In any case, this is an alright jasmine green overall. The jasmine isn’t overpowering, but neither is the tea. It’s extremely mild and ideal for my afternoons in the office as I power through my final hours of the day. Gotta have that final caffeine boost to pull me through.
Final word on the matter… I probably wouldn’t think to recommend it to someone unless they said, “Well, I sure do like those Teavana teas and I’m looking for a green tea with jasmine. Any suggestions?”
This wasn’t quite what I was expecting. It does seem to have most of the flavors as described by Teavana, but I didn’t find it particularly enthralling. It was tasty, don’t get me wrong, but it did not have the same kind of fun flavor I’m used to in a Darjeeling. As the champagne of teas, I think this is more in the “sparkling wine” category. Still good, but if you’re having a real event, it just doesn’t quite live up.
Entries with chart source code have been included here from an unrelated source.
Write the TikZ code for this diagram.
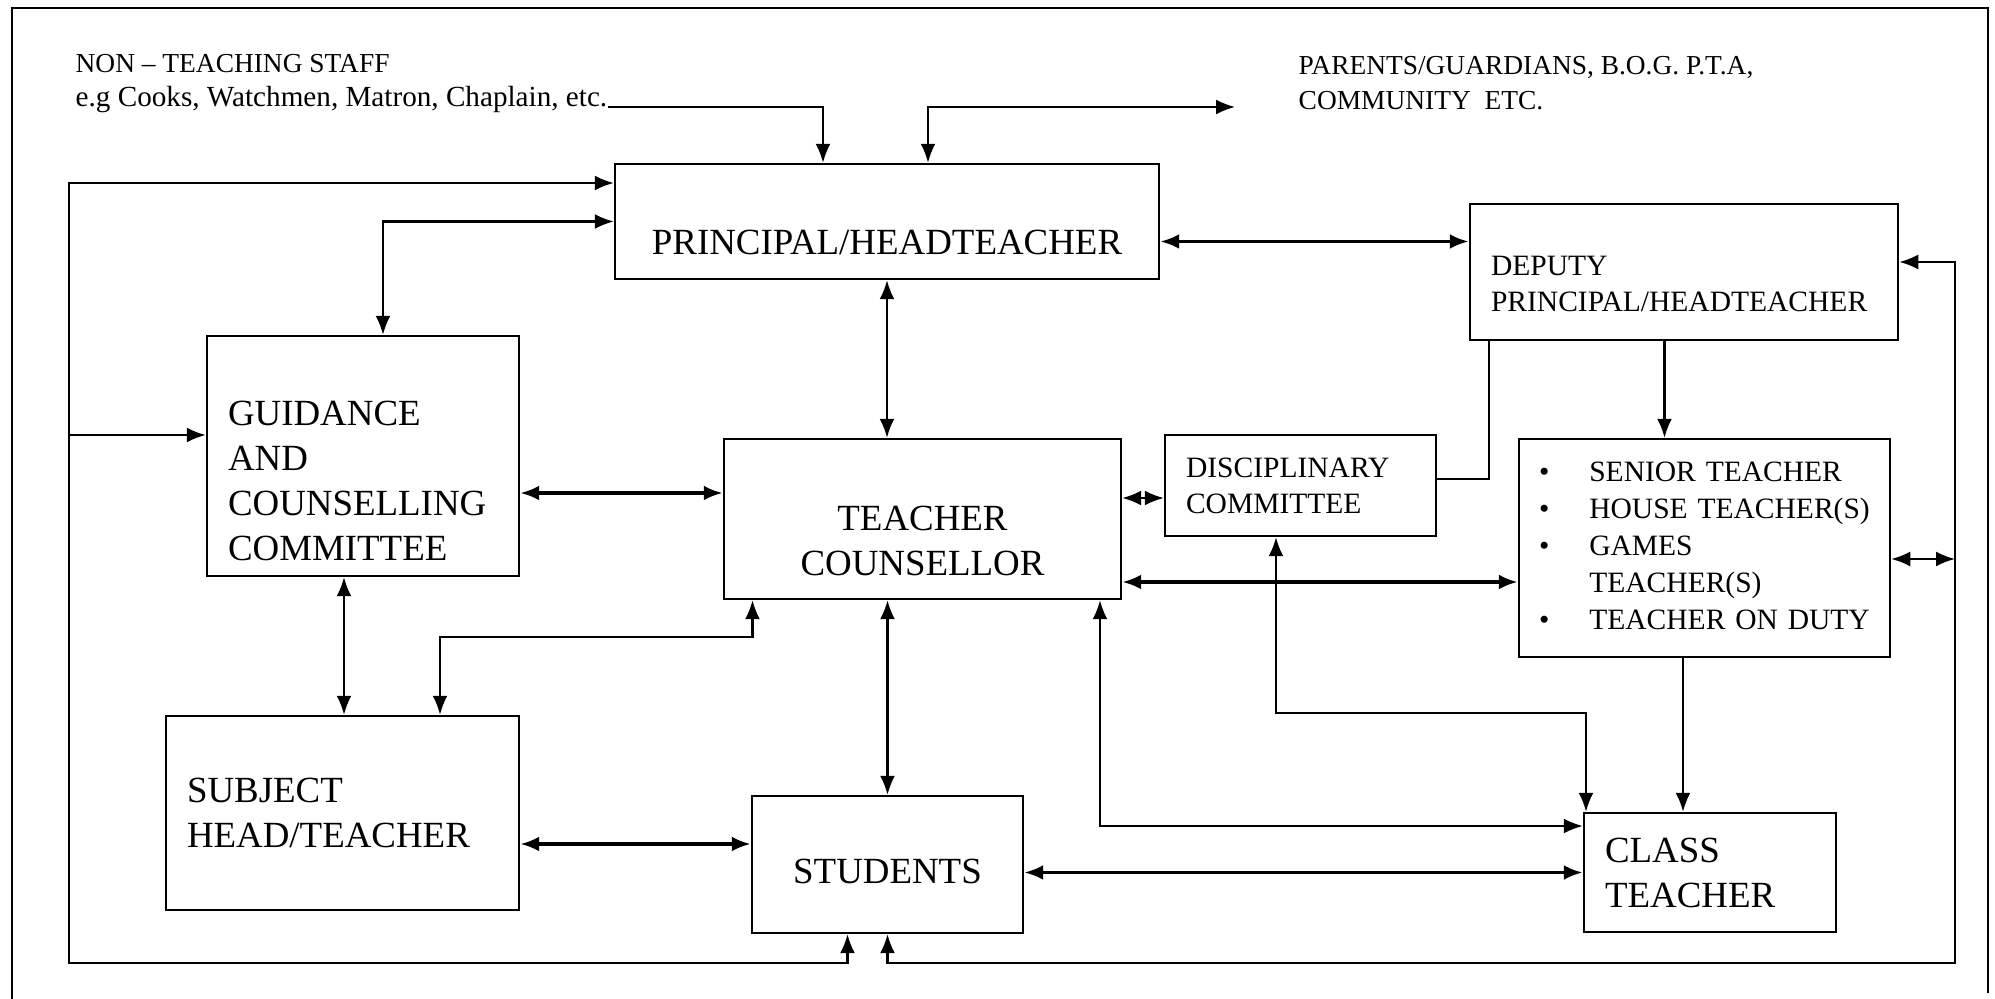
\documentclass[tikz,border=0pt]{standalone}
\usepackage{fontspec}
\setmainfont{Liberation Serif}
\usetikzlibrary{arrows.meta}

\begin{document}
\begin{tikzpicture}[
    >={Latex[length=1.9mm, width=1.5mm]},
    box/.style={rectangle, draw, line width=0.7pt, inner xsep=2.1mm, inner ysep=0pt, align=left, font=\fontsize{10.5}{12.8}\selectfont},
    smallbox/.style={box, font=\fontsize{8.4}{10.2}\selectfont},
    note/.style={anchor=base west, inner sep=0pt, font=\fontsize{7.8}{9.5}\selectfont},
    arrow/.style={->, line width=0.6pt},
    twoway/.style={<->, line width=0.6pt},
    link/.style={line width=0.6pt},
    boldline/.style={line width=1pt},
]

%Background
\useasboundingbox (0,0) rectangle (19.95,9.99);
\fill[white] (0,0) rectangle (19.95,9.99);
\draw[line width=0.6pt] (0.12,0) -- (0.12,9.91) -- (19.88,9.91) -- (19.88,0.06);

% Outside groups
\node[note] (staff) at (0.75,9.26) {NON -- TEACHING STAFF};
\node[note, font=\fontsize{8.3}{9.5}\selectfont] (staff_eg) at (0.75,8.92) {e.g Cooks, Watchmen, Matron, Chaplain, etc.};
\node[note] (parents) at (12.98,9.24) {PARENTS/GUARDIANS, B.O.G. P.T.A,};
\node[note] (community) at (12.98,8.89) {COMMUNITY~~ETC.};

% Heads
\node[box, minimum width=5.44cm, minimum height=1.15cm, text height=0.66cm] (principal) at (8.87,7.775) {PRINCIPAL/HEADTEACHER};
\node[smallbox, minimum width=4.28cm, minimum height=1.36cm, text width=3.86cm, text height=0.44cm] (deputy) at (16.84,7.27) {DEPUTY\\PRINCIPAL/HEADTEACHER};

% Middle row
\node[box, minimum width=3.12cm, minimum height=2.4cm, text width=2.7cm, text height=0.75cm] (guidance) at (3.63,5.43) {GUIDANCE\\AND\\COUNSELLING\\COMMITTEE};
\node[box, minimum width=3.97cm, minimum height=1.6cm, text width=3.55cm, align=center, text height=0.69cm] (counsellor) at (9.225,4.80) {TEACHER\\COUNSELLOR};
\node[smallbox, minimum width=2.71cm, minimum height=1.01cm, text width=2.29cm] (disciplinary) at (13.005,5.135) {DISCIPLINARY\\COMMITTEE};
\node[smallbox, minimum width=3.71cm, minimum height=2.18cm, inner xsep=2mm, text width=3.31cm, font=\fontsize{8.4}{10.5}\selectfont] (duties) at (17.045,4.51) {%
  \begin{tabular}{@{}l@{\hspace{4mm}}l@{}}
    \textbullet & SENIOR TEACHER\\
    \textbullet & HOUSE TEACHER(S)\\
    \textbullet & GAMES\\
                & TEACHER(S)\\
    \textbullet & TEACHER ON DUTY
  \end{tabular}};

% Bottom row
\node[box, minimum width=3.53cm, minimum height=1.94cm, text width=3.11cm] (subject) at (3.425,1.86) {SUBJECT\\HEAD/TEACHER};
\node[box, minimum width=2.71cm, minimum height=1.37cm, text height=0.39cm] (students) at (8.875,1.345) {STUDENTS};
\node[box, minimum width=2.52cm, minimum height=1.19cm, text width=2.1cm] (classteacher) at (17.10,1.265) {CLASS\\TEACHER};

% Loop corners
\coordinate (loop_sw) at (0.69,0.36);
\coordinate (loop_se) at (19.55,0.36);

% Arrows
\draw[arrow] (staff_eg.base east) -| ([xshift=-6.4mm]principal.north);
\draw[twoway] ([xshift=4.1mm]principal.north) |- ([xshift=-6.3mm, yshift=0.3mm]community.base west);

% Left loops
\draw[twoway] ([xshift=-4mm]students.south) |- (loop_sw) |- ([yshift=3.85mm]principal.west);
\draw[arrow] ([yshift=2.1mm]loop_sw |- guidance.west) -- ([yshift=2.1mm]guidance.west);
\draw[twoway] ([xshift=2mm]guidance.north) |- (principal.west);

% Principal, guidance and counsellor
\draw[twoway, boldline] ([yshift=-2mm]principal.east) -- ([yshift=-2mm]principal.east -| deputy.west);
\draw[twoway] (principal.south) -- (principal.south |- counsellor.north);
\draw[twoway, boldline] ([yshift=2.6mm]counsellor.west -| guidance.east) -- ([yshift=2.6mm]counsellor.west);
\draw[twoway] ([xshift=-1.9mm]guidance.south) -- ([xshift=-1.9mm]guidance.south |- subject.north);
\draw[twoway] ([xshift=-1.7cm]counsellor.south) -- ++(0,-0.37) -| ([xshift=9.75mm]subject.north);
\draw[twoway] (students.north |- counsellor.south) -- (students.north);
\draw[twoway, boldline] ([yshift=-3.1mm]subject.east) -- ([yshift=-3.1mm]subject.east -| students.west);

% Right side
\draw[twoway] ([yshift=-1.25mm]disciplinary.west -| counsellor.east) -- ([yshift=-1.25mm]disciplinary.west);
\draw[link] ([yshift=0.65mm]disciplinary.east) -| ([xshift=-1.95cm]deputy.south);
\draw[arrow] ([xshift=-4mm]duties.north |- deputy.south) -- ([xshift=-4mm]duties.north);
\draw[twoway, boldline] ([yshift=-6.3mm]counsellor.east) -- ([yshift=-6.3mm]counsellor.east -| duties.west);
\draw[twoway] ([xshift=-2.45mm]disciplinary.south) -- ++(0,-1.76) -| ([xshift=-1.24cm]classteacher.north);
\draw[twoway] ([xshift=1.775cm]counsellor.south) |- ([yshift=4.65mm]classteacher.west);
\draw[arrow] ([xshift=-2.15mm]duties.south) -- ([xshift=-2.15mm]duties.south |- classteacher.north);
\draw[twoway, boldline] (classteacher.west -| students.east) -- (classteacher.west);

% Right loop
\draw[twoway] (students.south) |- (loop_se) |- ([yshift=1mm]deputy.east);
\draw[twoway] ([yshift=-1.1mm]duties.east) -- ([yshift=-1.1mm]duties.east -| loop_se);

\end{tikzpicture}
\end{document}
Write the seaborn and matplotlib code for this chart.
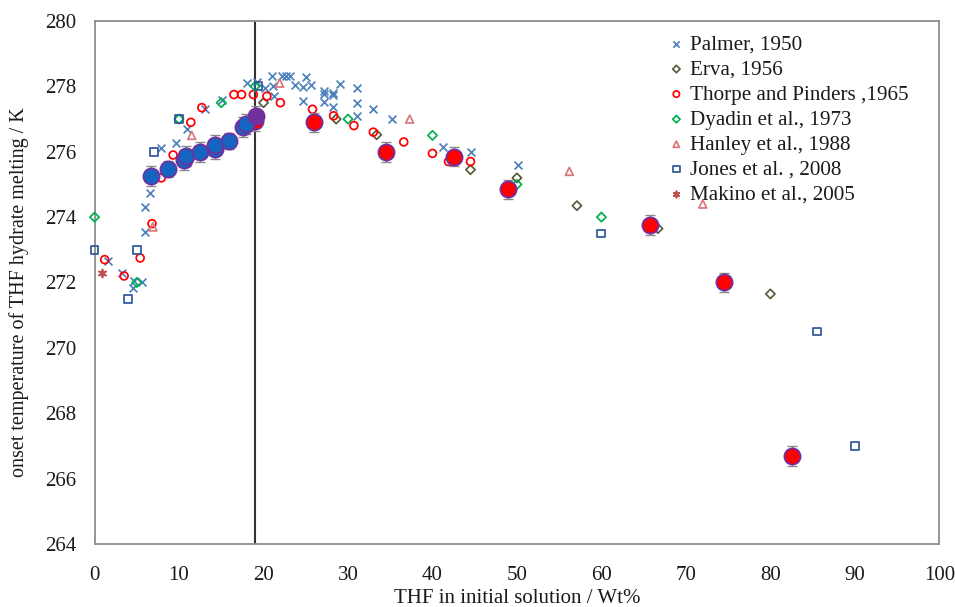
import matplotlib
matplotlib.use("Agg")
import matplotlib.pyplot as plt
import seaborn as sns
import numpy as np

# ---------------- data ----------------
palmer_x = [1.6, 3.3, 4.6, 4.7, 5.6, 6.0, 6.0, 6.6, 7.9, 9.6, 11.0, 13.1, 15.1, 18.1, 19.2,
            20.2, 21.0, 21.1, 21.3, 22.2, 22.7, 23.1, 23.7, 24.7, 24.7, 25.0, 25.6, 27.2, 27.2,
            27.2, 28.2, 28.2, 28.2, 29.1, 31.1, 31.1, 31.1, 33.0, 35.2, 41.2, 44.6, 50.1]
palmer_y = [272.65, 272.3, 271.84, 272.05, 272.02, 273.55, 274.32, 274.75, 276.1, 276.27,
            276.7, 277.3, 277.57, 278.1, 278.13, 277.95, 278.33, 278.0, 277.7, 278.33,
            278.33, 278.33, 278.05, 277.97, 277.55, 278.3, 278.05, 277.87, 277.77, 277.53,
            277.8, 277.73, 277.38, 278.08, 277.95, 277.5, 277.1, 277.3, 277.0, 276.15,
            276.0, 275.6]

erva_x = [20.0, 28.6, 33.4, 44.5, 50.0, 57.1, 66.7, 80.0]
erva_y = [277.5, 277.0, 276.52, 275.45, 275.2, 274.35, 273.65, 271.65]

thorpe_x = [1.2, 3.5, 5.4, 6.8, 7.9, 9.3, 11.4, 12.7, 16.5, 17.4, 18.8, 20.4, 22.0, 25.8,
            28.3, 30.7, 33.0, 36.6, 40.0, 41.9, 44.5]
thorpe_y = [272.7, 272.2, 272.75, 273.8, 275.2, 275.9, 276.9, 277.35, 277.75, 277.75, 277.75,
            277.7, 277.5, 277.3, 277.1, 276.8, 276.6, 276.3, 275.95, 275.7, 275.7]

dyadin_x = [0.0, 5.0, 10.0, 15.0, 19.0, 30.0, 40.0, 50.0, 60.0]
dyadin_y = [274.0, 272.0, 277.0, 277.5, 278.0, 277.0, 276.5, 275.0, 274.0]

hanley_x = [6.9, 11.5, 21.9, 37.3, 56.2, 72.0]
hanley_y = [273.7, 276.5, 278.1, 277.0, 275.4, 274.4]

jones_x = [0.0, 4.0, 5.0, 7.0, 10.0, 19.4, 60.0, 85.5, 90.0]
jones_y = [273.0, 271.5, 273.0, 276.0, 277.0, 278.0, 273.5, 270.5, 267.0]

makino_x = [0.9]
makino_y = [272.3]

meas_blue_x = [6.7, 8.7, 10.6, 10.8, 12.5, 14.2, 14.2, 15.9, 17.6, 17.9]
meas_blue_y = [275.25, 275.47, 275.75, 275.87, 276.0, 276.07, 276.22, 276.32, 276.75, 276.85]
meas_blue_err = [0.3, 0.25, 0.3, 0.3, 0.3, 0.3, 0.3, 0.25, 0.3, 0.3]

meas_purple_x = [19.1]
meas_purple_y = [277.1]
meas_purple_err = [0.3]

meas_red_x = [19.0, 26.0, 34.5, 42.6, 49.0, 65.7, 74.5, 82.6]
meas_red_y = [276.95, 276.9, 276.0, 275.85, 274.85, 273.75, 272.0, 266.7]
meas_red_err = [0.3, 0.3, 0.3, 0.3, 0.3, 0.3, 0.3, 0.3]

x_ticks = [0, 10, 20, 30, 40, 50, 60, 70, 80, 90, 100]
y_ticks = [264, 266, 268, 270, 272, 274, 276, 278, 280]
vline_x = 19.0

# ---------------- style ----------------
sns.set_theme(style="white")
plt.rcParams['font.family'] = ['Liberation Serif', 'DejaVu Serif']

fig = plt.figure(figsize=(9.55, 6.07), dpi=100)
ax = fig.add_axes([0.099, 0.1038, 0.8846, 0.8616])

spine_col = '#8c8c8c'
small_s = 32
lw_small = 1.25

# vertical line
ax.axvline(vline_x, color='#333333', lw=1.5, zorder=1)

series = [
    (palmer_x, palmer_y, 'x', '#4F81BD', False, small_s, 'Palmer, 1950'),
    (erva_x, erva_y, 'D', '#5b5a3e', True, 22, 'Erva, 1956'),
    (thorpe_x, thorpe_y, 'o', '#FF0000', True, small_s, 'Thorpe and Pinders ,1965'),
    (dyadin_x, dyadin_y, 'D', '#00B050', True, 22, 'Dyadin et al., 1973'),
    (hanley_x, hanley_y, '^', '#D9777B', True, small_s, 'Hanley et al., 1988'),
    (jones_x, jones_y, 's', '#2F5597', True, small_s, 'Jones et al. , 2008'),
    (makino_x, makino_y, (6, 2, 0), '#C0504D', False, small_s, 'Makino et al., 2005'),
]
for xs, ys, mk, col, hollow, sz, lab in series:
    if hollow:
        sns.scatterplot(x=xs, y=ys, marker=mk, color=col, facecolor='none', edgecolor=col,
                        s=sz, linewidth=lw_small, ax=ax, label=lab, zorder=3, clip_on=False)
    else:
        sns.scatterplot(x=xs, y=ys, marker=mk, color=col, s=sz, linewidth=lw_small,
                        ax=ax, label=lab, zorder=3, clip_on=False)

# measured data with error bars
for xs, ys, es in [(meas_red_x, meas_red_y, meas_red_err),
                   (meas_blue_x, meas_blue_y, meas_blue_err),
                   (meas_purple_x, meas_purple_y, meas_purple_err)]:
    ax.errorbar(xs, ys, yerr=es, fmt='none', ecolor='#8a8a8a', elinewidth=1.0,
                capsize=3.5, capthick=1.0, zorder=4)

for xs, ys, col in [(meas_red_x, meas_red_y, '#FF0000'),
                    (meas_blue_x, meas_blue_y, '#1565C0'),
                    (meas_purple_x, meas_purple_y, '#7030A0')]:
    sns.scatterplot(x=xs, y=ys, marker='o', color=col, edgecolor='#7030A0',
                    s=135, linewidth=1.3, ax=ax, zorder=5)

# axes
ax.set_xlim(0, 100)
ax.set_ylim(264, 280)
ax.set_xticks(x_ticks)
ax.set_yticks(y_ticks)
ax.set_xticklabels([str(t) for t in x_ticks])
ax.set_yticklabels([str(t) for t in y_ticks])
for sp in ax.spines.values():
    sp.set_visible(True)
    sp.set_color(spine_col)
    sp.set_linewidth(1.3)
ax.tick_params(axis='both', direction='out', length=4, width=1.0, color='#555555',
               labelsize=15, labelcolor='#1a1a1a')
ax.tick_params(axis='x', pad=12)
ax.tick_params(axis='y', pad=9)
ax.grid(False)

ax.set_xlabel('THF in initial solution / Wt%', fontsize=15, color='#1a1a1a', labelpad=3)
ax.set_ylabel('onset temperature of THF hydrate melting / K', fontsize=14.5, color='#1a1a1a')
ax.yaxis.set_label_coords(-0.078, 0.481)

handles, labels = ax.get_legend_handles_labels()
keep = [(h, l) for h, l in zip(handles, labels) if l and not l.startswith('_')]
leg = ax.legend([h for h, _ in keep], [l for _, l in keep], loc='upper right',
                bbox_to_anchor=(0.98, 1.0), frameon=False, fontsize=15.2,
                handletextpad=0.05, labelspacing=0.25, handlelength=1.2,
                borderaxespad=0.25, markerscale=0.8)
for t in leg.get_texts():
    t.set_color('#1a1a1a')

fig.savefig('out.png', dpi=100)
My brother and I found this particular tea while travelling China. We first tried it in our hostel in Beijing where we shared some tea with one of the ladies running the hostel. We both found it to be delicious and made certain to get more information on it so we could track it down as we traveled further.
It was purchased in markets in early 2011, so was harvested 2010 (though harvest date and precise location is uncertain). Some was purchased in Kunming, and more in Menghai. In Kunming, it was found at a stand in an open-air market. In Menghai, in a tea shop near the bus station.
The aroma is lightly vegetal, very slightly hay-like, with a hint of sweetness. Overall, this is a mild tea. It is lightly earthy, with mild astringency with each sip. With a small amount of bitterness with each sip, but mostly the herbaceous sweet flavor of the tea, I absolutely adore this tea.